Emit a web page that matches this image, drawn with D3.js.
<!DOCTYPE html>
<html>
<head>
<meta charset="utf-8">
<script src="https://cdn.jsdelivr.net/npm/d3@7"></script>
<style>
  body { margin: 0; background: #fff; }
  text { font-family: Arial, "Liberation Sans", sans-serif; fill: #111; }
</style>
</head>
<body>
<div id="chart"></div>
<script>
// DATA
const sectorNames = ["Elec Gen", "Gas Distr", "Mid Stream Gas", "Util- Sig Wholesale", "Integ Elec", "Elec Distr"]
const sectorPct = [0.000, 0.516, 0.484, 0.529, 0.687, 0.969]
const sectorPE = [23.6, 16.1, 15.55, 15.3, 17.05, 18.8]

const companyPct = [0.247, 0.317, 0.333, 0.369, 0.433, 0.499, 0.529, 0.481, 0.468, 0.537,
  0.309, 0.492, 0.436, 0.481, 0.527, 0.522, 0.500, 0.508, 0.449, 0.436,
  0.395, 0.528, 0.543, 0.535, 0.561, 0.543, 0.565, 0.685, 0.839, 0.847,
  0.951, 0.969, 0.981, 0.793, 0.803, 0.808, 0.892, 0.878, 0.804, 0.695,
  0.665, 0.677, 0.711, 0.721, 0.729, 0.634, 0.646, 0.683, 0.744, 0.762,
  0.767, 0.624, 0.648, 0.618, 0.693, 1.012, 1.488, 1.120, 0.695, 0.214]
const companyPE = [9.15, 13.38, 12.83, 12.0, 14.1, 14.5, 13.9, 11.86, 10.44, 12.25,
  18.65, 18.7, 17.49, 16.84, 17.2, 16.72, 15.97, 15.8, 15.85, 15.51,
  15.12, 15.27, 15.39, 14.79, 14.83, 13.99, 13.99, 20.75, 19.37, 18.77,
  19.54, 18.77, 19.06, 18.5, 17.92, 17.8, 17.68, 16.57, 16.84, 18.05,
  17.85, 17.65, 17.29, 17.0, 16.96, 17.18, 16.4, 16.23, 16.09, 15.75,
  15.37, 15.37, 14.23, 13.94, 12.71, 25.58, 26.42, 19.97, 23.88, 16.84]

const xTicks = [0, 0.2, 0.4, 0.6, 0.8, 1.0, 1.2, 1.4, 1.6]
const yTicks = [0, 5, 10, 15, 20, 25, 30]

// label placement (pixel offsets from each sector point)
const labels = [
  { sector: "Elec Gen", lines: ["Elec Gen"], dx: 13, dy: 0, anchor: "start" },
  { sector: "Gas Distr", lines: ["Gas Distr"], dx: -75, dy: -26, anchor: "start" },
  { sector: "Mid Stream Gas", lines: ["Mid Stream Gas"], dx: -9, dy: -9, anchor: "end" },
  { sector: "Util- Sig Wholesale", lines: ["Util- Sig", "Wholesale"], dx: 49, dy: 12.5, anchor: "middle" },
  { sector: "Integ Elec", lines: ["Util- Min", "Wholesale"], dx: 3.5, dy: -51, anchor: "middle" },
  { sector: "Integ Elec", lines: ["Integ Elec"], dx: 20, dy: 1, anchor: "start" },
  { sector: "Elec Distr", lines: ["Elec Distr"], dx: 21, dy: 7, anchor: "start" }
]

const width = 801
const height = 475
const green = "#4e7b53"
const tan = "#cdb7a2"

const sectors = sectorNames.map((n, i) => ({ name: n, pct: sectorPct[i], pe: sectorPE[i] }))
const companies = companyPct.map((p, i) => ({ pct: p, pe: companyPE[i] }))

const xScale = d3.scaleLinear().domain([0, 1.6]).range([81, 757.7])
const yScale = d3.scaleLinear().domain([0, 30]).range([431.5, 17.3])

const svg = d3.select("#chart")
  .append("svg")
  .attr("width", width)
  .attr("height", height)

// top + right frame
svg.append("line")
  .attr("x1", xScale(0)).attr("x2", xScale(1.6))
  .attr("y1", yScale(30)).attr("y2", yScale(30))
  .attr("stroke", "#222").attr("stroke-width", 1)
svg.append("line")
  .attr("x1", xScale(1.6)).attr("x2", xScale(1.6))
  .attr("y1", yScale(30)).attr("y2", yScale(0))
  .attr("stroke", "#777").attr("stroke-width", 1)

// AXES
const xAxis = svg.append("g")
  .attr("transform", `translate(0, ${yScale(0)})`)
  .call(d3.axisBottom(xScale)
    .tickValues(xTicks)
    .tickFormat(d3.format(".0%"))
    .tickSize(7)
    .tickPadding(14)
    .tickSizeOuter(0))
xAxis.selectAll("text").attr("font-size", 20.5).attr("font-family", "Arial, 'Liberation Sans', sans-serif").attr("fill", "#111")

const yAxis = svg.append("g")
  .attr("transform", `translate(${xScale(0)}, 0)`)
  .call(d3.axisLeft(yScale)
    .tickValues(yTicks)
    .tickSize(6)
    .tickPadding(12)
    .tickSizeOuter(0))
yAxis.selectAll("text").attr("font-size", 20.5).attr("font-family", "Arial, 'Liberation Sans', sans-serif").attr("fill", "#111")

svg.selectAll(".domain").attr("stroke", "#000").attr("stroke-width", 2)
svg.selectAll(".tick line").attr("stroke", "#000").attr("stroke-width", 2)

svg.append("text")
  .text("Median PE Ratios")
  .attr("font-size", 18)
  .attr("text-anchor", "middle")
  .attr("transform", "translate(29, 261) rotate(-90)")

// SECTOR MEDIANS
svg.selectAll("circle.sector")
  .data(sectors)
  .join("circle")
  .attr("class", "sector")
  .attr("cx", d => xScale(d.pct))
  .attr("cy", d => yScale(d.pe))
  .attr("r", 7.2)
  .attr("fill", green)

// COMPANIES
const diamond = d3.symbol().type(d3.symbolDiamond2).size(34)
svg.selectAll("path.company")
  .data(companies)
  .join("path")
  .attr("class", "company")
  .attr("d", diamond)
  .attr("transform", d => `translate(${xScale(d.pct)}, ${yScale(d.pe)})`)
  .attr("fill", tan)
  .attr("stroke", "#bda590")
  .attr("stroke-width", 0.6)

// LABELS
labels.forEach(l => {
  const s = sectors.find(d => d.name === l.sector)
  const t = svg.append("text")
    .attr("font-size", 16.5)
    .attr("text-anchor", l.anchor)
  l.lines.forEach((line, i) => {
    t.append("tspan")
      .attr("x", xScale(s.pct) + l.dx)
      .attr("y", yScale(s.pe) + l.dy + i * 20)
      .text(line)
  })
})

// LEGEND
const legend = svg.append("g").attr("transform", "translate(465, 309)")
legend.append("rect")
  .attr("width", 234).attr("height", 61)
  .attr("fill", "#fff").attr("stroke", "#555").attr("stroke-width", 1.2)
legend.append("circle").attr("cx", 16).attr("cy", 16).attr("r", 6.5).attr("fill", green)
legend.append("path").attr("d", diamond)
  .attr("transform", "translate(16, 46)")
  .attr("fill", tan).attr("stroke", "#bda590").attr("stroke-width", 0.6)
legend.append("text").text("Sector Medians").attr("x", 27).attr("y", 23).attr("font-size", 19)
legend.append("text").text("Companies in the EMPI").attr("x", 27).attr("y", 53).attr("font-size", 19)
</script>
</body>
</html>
* * *
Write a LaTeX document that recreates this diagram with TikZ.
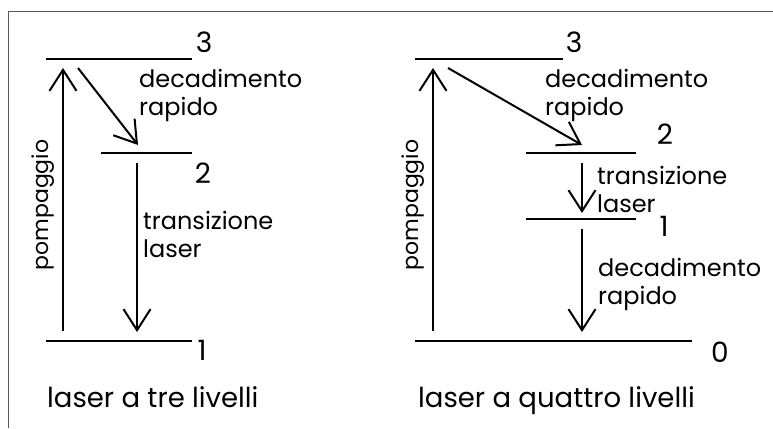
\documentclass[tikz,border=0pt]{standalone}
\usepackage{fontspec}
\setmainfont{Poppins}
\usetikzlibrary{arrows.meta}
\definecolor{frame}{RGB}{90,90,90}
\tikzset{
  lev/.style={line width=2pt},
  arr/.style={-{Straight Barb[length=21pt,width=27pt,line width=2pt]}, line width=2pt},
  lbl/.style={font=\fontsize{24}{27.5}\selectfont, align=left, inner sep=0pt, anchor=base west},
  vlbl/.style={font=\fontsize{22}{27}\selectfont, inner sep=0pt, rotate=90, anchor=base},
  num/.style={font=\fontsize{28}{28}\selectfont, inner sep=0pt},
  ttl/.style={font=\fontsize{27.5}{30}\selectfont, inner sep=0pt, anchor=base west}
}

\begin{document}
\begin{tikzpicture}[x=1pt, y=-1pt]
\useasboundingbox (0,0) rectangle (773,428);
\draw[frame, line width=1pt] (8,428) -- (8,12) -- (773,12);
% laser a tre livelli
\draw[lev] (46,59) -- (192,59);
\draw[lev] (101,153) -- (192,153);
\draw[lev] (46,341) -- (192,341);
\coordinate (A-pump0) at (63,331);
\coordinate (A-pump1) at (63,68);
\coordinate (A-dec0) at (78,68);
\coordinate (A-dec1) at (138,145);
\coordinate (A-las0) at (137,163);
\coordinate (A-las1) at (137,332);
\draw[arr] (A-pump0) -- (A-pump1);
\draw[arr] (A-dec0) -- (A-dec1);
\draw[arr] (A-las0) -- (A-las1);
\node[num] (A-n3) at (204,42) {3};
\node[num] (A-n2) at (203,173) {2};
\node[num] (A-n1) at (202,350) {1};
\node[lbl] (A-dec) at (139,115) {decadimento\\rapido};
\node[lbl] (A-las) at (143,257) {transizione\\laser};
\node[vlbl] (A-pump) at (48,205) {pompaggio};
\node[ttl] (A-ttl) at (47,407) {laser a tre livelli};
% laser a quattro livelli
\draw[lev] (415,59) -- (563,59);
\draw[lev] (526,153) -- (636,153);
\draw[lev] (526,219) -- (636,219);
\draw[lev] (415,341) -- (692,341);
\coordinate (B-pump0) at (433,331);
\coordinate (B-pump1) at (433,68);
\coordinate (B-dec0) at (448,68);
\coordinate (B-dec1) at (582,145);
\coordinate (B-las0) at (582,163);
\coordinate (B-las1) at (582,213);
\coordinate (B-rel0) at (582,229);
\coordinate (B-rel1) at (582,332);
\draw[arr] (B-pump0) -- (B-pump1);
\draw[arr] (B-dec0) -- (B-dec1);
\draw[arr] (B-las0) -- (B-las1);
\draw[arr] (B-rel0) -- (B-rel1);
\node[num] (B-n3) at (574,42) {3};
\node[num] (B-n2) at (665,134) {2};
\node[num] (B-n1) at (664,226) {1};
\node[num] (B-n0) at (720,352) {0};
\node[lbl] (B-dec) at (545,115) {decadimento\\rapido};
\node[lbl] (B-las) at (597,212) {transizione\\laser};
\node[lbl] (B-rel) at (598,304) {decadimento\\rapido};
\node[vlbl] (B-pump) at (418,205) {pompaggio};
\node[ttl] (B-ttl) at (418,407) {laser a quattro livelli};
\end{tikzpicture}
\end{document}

__INSTRUCTION__: Exactly repeat the lines from the line with "Emit a web page" to the line with "const sectorPE = [23.6, 16.1, 15.55, 15.3, 17.05, 18.8]", including both, and output nothing else.

__ANSWER FOR THIS EXERCISE__:
Emit a web page that matches this image, drawn with D3.js.
<!DOCTYPE html>
<html>
<head>
<meta charset="utf-8">
<script src="https://cdn.jsdelivr.net/npm/d3@7"></script>
<style>
  body { margin: 0; background: #fff; }
  text { font-family: Arial, "Liberation Sans", sans-serif; fill: #111; }
</style>
</head>
<body>
<div id="chart"></div>
<script>
// DATA
const sectorNames = ["Elec Gen", "Gas Distr", "Mid Stream Gas", "Util- Sig Wholesale", "Integ Elec", "Elec Distr"]
const sectorPct = [0.000, 0.516, 0.484, 0.529, 0.687, 0.969]
const sectorPE = [23.6, 16.1, 15.55, 15.3, 17.05, 18.8]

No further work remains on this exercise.